Kenneth Davidson, (2021 Slobodkin Award recipient) a Slobodkin fund grant supported Kenneth Davidson to analyze seasonal dynamics of photosynthetic capacity and water use efficiency of four common deciduous tree species. He found that while water use efficiency is indeed seasonally dynamic, the seasonal behavior of this trait is highly species specific.
Kenneth Davidson

Anna McPherran,  (2021 Williams Award recipient) completed a field expedition in the Dominican Republic and Jamaica to collect hutia tissue samples for genomic analysis. genomic demographic inference methods will allow her to infer population size through time to determine the causes of decline in this family of endangered mammals.
The endangered Hispaniolan hutia, Plagiodontia aedium, held by Dominican scientist Gershon Feliz during Anna McPherran’s research expedition thanks to the Williams Award.

Urmi Poddar (2021 Slobodkin Award recipient) carried out vegetation surveys this year in forest sites in Suffolk County to understand the relationship between native composition, community assembly processes, and invasion. While data analysis is underway, she has already noted that different forest types have different degrees of invasion, which seem to vary with native composition. Reassuringly, most of the sites did not have a high abundance of invasive plants.
Urmi Poddar, far from the Pine Barrens of Long Island where she conducts her work thanks to the Slobodkin Award.

Allison Rugila's (2021 Cost of Ed Award recipient) latest research demonstrates how larval exposure of hard clams, Mercenaria mercenaria, to environmental stressors (like hypoxia and acidification) can affect resiliency at later developmental stages. Juvenile clams exposed to low pH-low dissolved oxygen as larvae had significantly higher growth rates relative to juveniles that were naive to either stressor.  Allison is currently investigating whether these lasting differences in survivorship and growth rates are due to variation in energy budgeting strategies or turnover in host microbial communities.
Allison Rugila holding a chiton during her field sampling for hard clams for which she applied to the Sokal, Slobodkin, and Student Excellence.
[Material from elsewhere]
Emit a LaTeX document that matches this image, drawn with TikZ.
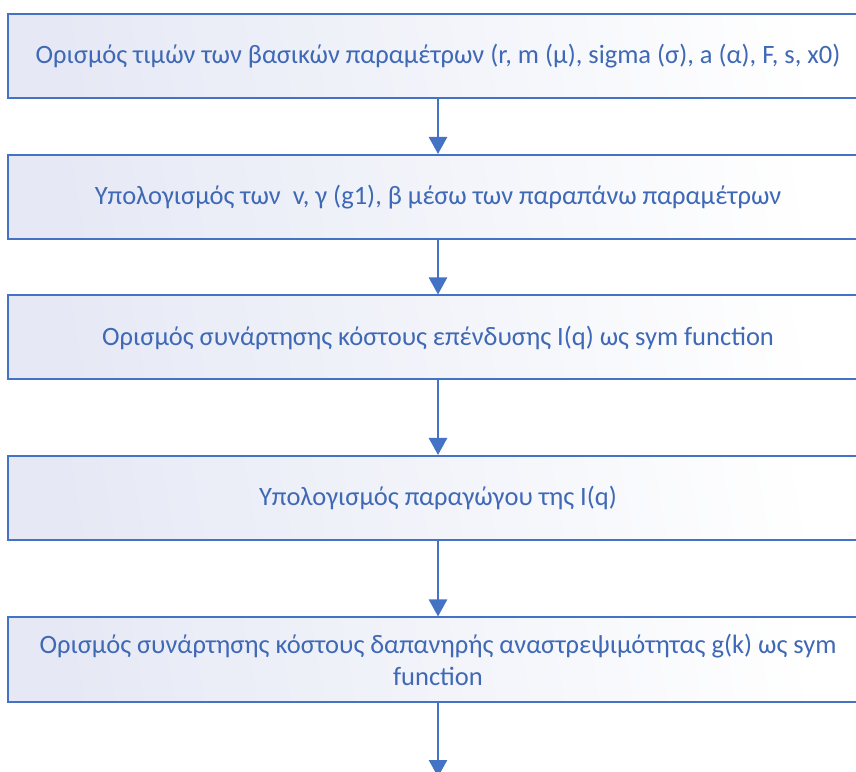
\documentclass[tikz,border=0pt]{standalone}
\usepackage{fontspec}
\setmainfont{Carlito}
\usetikzlibrary{arrows.meta}
\definecolor{flowblue}{HTML}{4472C4}
\definecolor{flowtext}{HTML}{3F69B6}
\definecolor{flowtint}{HTML}{E6E9F5}
\tikzset{
  stepbox/.style={draw=flowblue, line width=2pt, shading=axis,
    left color=flowtint, right color=white, shading angle=100,
    minimum width=860pt, minimum height=84pt, inner sep=0pt,
    text=flowtext, font=\fontsize{26.5}{32}\selectfont, align=center},
  flowarrow/.style={draw=flowblue, line width=2.5pt,
    -{Triangle[width=18pt,length=17pt]}}
}
\begin{document}
\begin{tikzpicture}[x=1pt,y=1pt]
\useasboundingbox (0,0) rectangle (856,771);
\clip (0,0) rectangle (856,771);
\node[stepbox] (p1) at (438,715) {Ορισμός τιμών των βασικών παραμέτρων (r, m (μ), sigma (σ), a (α), F, s, x0)};
\node[stepbox] (p2) at (438,574) {Υπολογισμός των \ v, γ (g1), β μέσω των παραπάνω παραμέτρων};
\node[stepbox] (p3) at (438,433.5) {Ορισμός συνάρτησης κόστους επένδυσης I(q) ως sym function};
\node[stepbox] (p4) at (438,273) {Υπολογισμός παραγώγου της I(q)};
\node[stepbox] (p5) at (438,111.5) {Ορισμός συνάρτησης κόστους δαπανηρής αναστρεψιμότητας g(k) ως sym\\function};
\coordinate (next) at (438,-6);
\draw[flowarrow] (p1.south) -- (p2.north);
\draw[flowarrow] (p2.south) -- (p3.north);
\draw[flowarrow] (p3.south) -- (p4.north);
\draw[flowarrow] (p4.south) -- (p5.north);
\draw[flowarrow] (p5.south) -- (next);
\end{tikzpicture}
\end{document}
Over the 2021 summer, Anna Thonis (2021 Sokal Award recipient) completed a 3.5-month field season in Puerto Rico with the help of her field team of 21 University of Puerto Rico undergraduate biology students. The team conducted manual removal and addition experiments to study competition in three species of Puerto Rican anole, collecting data on and tagging over 1,500 unique anoles.
Anna Thonis (center front row) and her research team, all University of Puerto Rico undergraduate biology students, with whom she had an excellent field season thanks to the Sokal Award.
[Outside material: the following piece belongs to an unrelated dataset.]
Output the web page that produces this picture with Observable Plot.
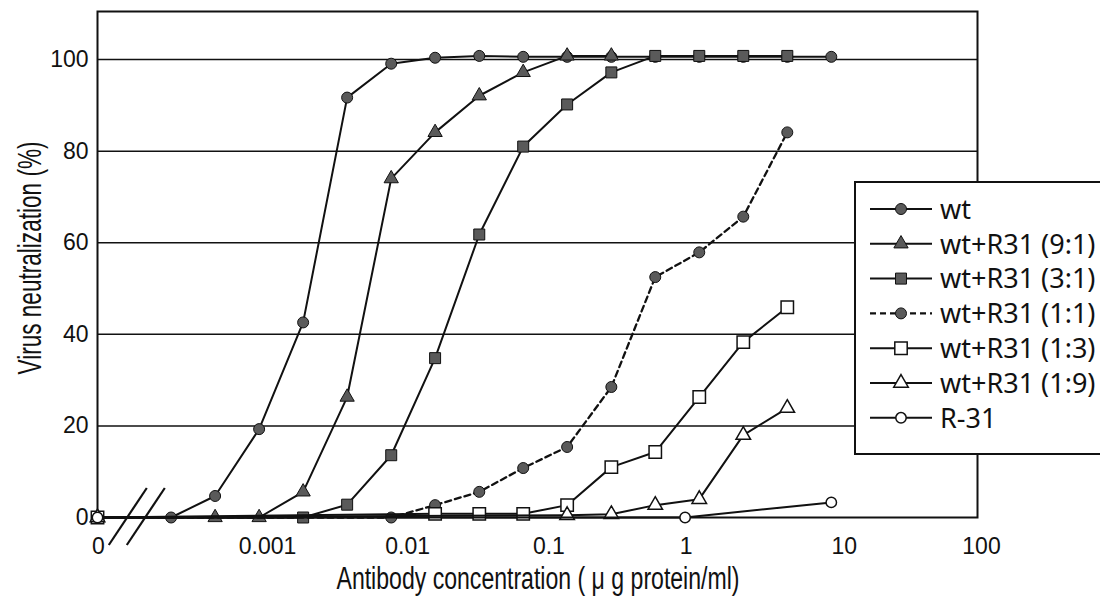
<!DOCTYPE html>
<html><head><meta charset="utf-8">
<script src="https://cdn.jsdelivr.net/npm/d3@7"></script>
<script src="https://cdn.jsdelivr.net/npm/@observablehq/plot@0.6"></script>
<style>body{margin:0;background:#fff} #chart svg{display:block}</style>
</head><body><div id="chart"></div>
<script>
// "0" concentration is drawn at the left end of the broken log axis
const ZERO = 9.57e-5;
const xTicks = [ZERO, 0.001, 0.01, 0.1, 1, 10, 100];
const yTicks = [0, 20, 40, 60, 80, 100];
const gridTicks = [20, 40, 60, 80, 100];
const xTitle = "Antibody concentration ( μ g protein/ml)";
const yTitle = "Virus neutralization (%)";

const seriesNames = ["wt", "wt+R31 (9:1)", "wt+R31 (3:1)", "wt+R31 (1:1)", "wt+R31 (1:3)", "wt+R31 (1:9)", "R-31"];

const wtConc  = [0, 0.000305, 0.00061, 0.00122, 0.00244, 0.00488, 0.00977, 0.0195, 0.0391, 0.0781, 0.156, 0.313, 0.625, 1.25, 2.5, 5, 10];
const wtVal   = [0, 0, 4.7, 19.3, 42.6, 91.7, 99.1, 100.4, 100.8, 100.6, 100.6, 100.6, 100.6, 100.6, 100.6, 100.6, 100.6];
const w91Conc = [0, 0.00061, 0.00122, 0.00244, 0.00488, 0.00977, 0.0195, 0.0391, 0.0781, 0.156, 0.313];
const w91Val  = [0, 0, 0, 5.6, 26.3, 74.0, 84.1, 92.1, 97.2, 100.8, 100.8];
const w31Conc = [0, 0.00244, 0.00488, 0.00977, 0.0195, 0.0391, 0.0781, 0.156, 0.313, 0.625, 1.25, 2.5, 5];
const w31Val  = [0, 0, 2.8, 13.6, 34.8, 61.8, 81.0, 90.2, 97.2, 100.8, 100.8, 100.8, 100.8];
const w11Conc = [0, 0.00977, 0.0195, 0.0391, 0.0781, 0.156, 0.313, 0.625, 1.25, 2.5, 5];
const w11Val  = [0, 0, 2.7, 5.6, 10.8, 15.4, 28.5, 52.5, 57.9, 65.7, 84.1];
const w13Conc = [0, 0.0195, 0.0391, 0.0781, 0.156, 0.313, 0.625, 1.25, 2.5, 5];
const w13Val  = [0, 0.8, 0.8, 0.8, 2.7, 11.0, 14.3, 26.3, 38.3, 45.9];
const w19Conc = [0, 0.156, 0.313, 0.625, 1.25, 2.5, 5];
const w19Val  = [0, 0.5, 0.7, 2.7, 4.0, 18.0, 23.9];
const r31Conc = [0, 1, 10];
const r31Val  = [0, 0, 3.3];

const concs = [wtConc, w91Conc, w31Conc, w11Conc, w13Conc, w19Conc, r31Conc];
const vals  = [wtVal, w91Val, w31Val, w11Val, w13Val, w19Val, r31Val];
const symbols = ["circle", "triangle", "square", "circle", "square", "triangle", "circle"];
const filled  = [true, true, true, true, false, false, false];
const dashed  = [false, false, false, true, false, false, false];

// layout / style (not data)
const radii   = [5.5, 5.3, 6.2, 5.5, 7, 5.4, 5.2];
const tickLabelDx = [1, 21, 15, 10, 1, 13, 4];
const FILL = "#5a5a5a", INK = "#111";
const TICK_FONT = "'Liberation Sans', 'Noto Sans', sans-serif";
const TITLE_FONT = "'Liberation Sans Narrow', 'Liberation Sans', sans-serif";

const series = seriesNames.map((name, i) => ({
  name, symbol: symbols[i], filled: filled[i], r: radii[i], dashed: dashed[i],
  rows: concs[i].map((c, j) => ({x: c === 0 ? ZERO : c, y: vals[i][j]}))
}));

const marks = [
  Plot.gridY(gridTicks, {stroke: INK, strokeOpacity: 1, strokeWidth: 1.5}),
  Plot.frame({stroke: INK, strokeWidth: 2}),
  Plot.axisY(yTicks, {tickSize: 0, tickPadding: 9, fontSize: 23, label: null})
];
xTicks.forEach((t, i) => marks.push(Plot.axisX([t], {tickSize: 0, tickPadding: 20, fontSize: 23, label: null,
  dx: tickLabelDx[i], tickFormat: d => d === ZERO ? "0" : String(d)})));
for (const s of series) {
  marks.push(Plot.line(s.rows, {x: "x", y: "y", stroke: INK, strokeWidth: s.dashed ? 2.3 : 2,
    strokeDasharray: s.dashed ? "6,4" : null}));
  marks.push(Plot.dot(s.rows, {x: "x", y: "y", symbol: s.symbol, r: s.r,
    fill: s.filled ? FILL : "white", stroke: INK, strokeWidth: s.filled ? 1 : 1.5}));
}

const plot = Plot.plot({
  width: 1100, height: 596,
  marginLeft: 97, marginRight: 123, marginTop: 11, marginBottom: 79,
  style: {fontFamily: TICK_FONT, fontSize: "23px", color: INK, background: "white"},
  x: {type: "log", domain: [ZERO, 100]},
  y: {domain: [0, 110.5]},
  marks
});
document.getElementById("chart").append(plot);

const svg = d3.select(plot);
const xs = plot.scale("x"), ys = plot.scale("y");

// axis break marks "//"
const y0 = ys.apply(0);
const mid = (xs.apply(ZERO) + xs.apply(wtConc[1])) / 2 + 3;
for (const cx of [mid - 9, mid + 9]) {
  svg.append("line").attr("x1", cx - 19).attr("y1", y0 + 28).attr("x2", cx + 19).attr("y2", y0 - 29)
    .attr("stroke", INK).attr("stroke-width", 2.2);
}

// axis titles
const xr = xs.range;
svg.append("text").text(xTitle)
  .attr("x", (xr[0] + xr[1]) / 2 + 1).attr("y", 589)
  .attr("text-anchor", "middle").attr("font-size", 31).attr("font-family", TITLE_FONT)
  .attr("textLength", 403).attr("lengthAdjust", "spacingAndGlyphs").attr("fill", INK);
svg.append("text").text(yTitle)
  .attr("transform", "translate(41,258) rotate(-90)")
  .attr("text-anchor", "middle").attr("font-size", 34).attr("font-family", TITLE_FONT)
  .attr("textLength", 233).attr("lengthAdjust", "spacingAndGlyphs").attr("fill", INK);

// legend
const lg = svg.append("g");
lg.append("rect").attr("x", 855).attr("y", 182).attr("width", 260).attr("height", 272)
  .attr("fill", "white").attr("stroke", INK).attr("stroke-width", 2);
const symMap = {circle: d3.symbolCircle, square: d3.symbolSquare, triangle: d3.symbolTriangle};
series.forEach((s, i) => {
  const yy = 209 + 34.8 * i;
  lg.append("line").attr("x1", 870).attr("x2", 932).attr("y1", yy).attr("y2", yy)
    .attr("stroke", INK).attr("stroke-width", s.dashed ? 2.3 : 2).attr("stroke-dasharray", s.dashed ? "6,4" : null);
  lg.append("path").attr("d", d3.symbol(symMap[s.symbol], Math.PI * s.r * s.r)())
    .attr("transform", `translate(901,${yy})`)
    .attr("fill", s.filled ? FILL : "white").attr("stroke", INK).attr("stroke-width", s.filled ? 1 : 1.5);
  lg.append("text").text(s.name).attr("x", 940).attr("y", yy).attr("dy", "0.36em")
    .attr("text-anchor", "start").attr("font-size", 27).attr("font-family", "'Noto Sans', sans-serif").attr("fill", INK);
});
</script>
</body></html>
Yijie Tian,  (2021 Williams Award recipient) a Williams fund grant helped Yijie Tian to investigate a 6th to 8th century cemetery in Northern Italy, finding individuals were organized based on biological relatedness. Although the two kindred groups looked similar in their burial patterns and grave goods, they differ a great deal in genetic background and spatial organization, thus showing the value of genomics for understanding culture.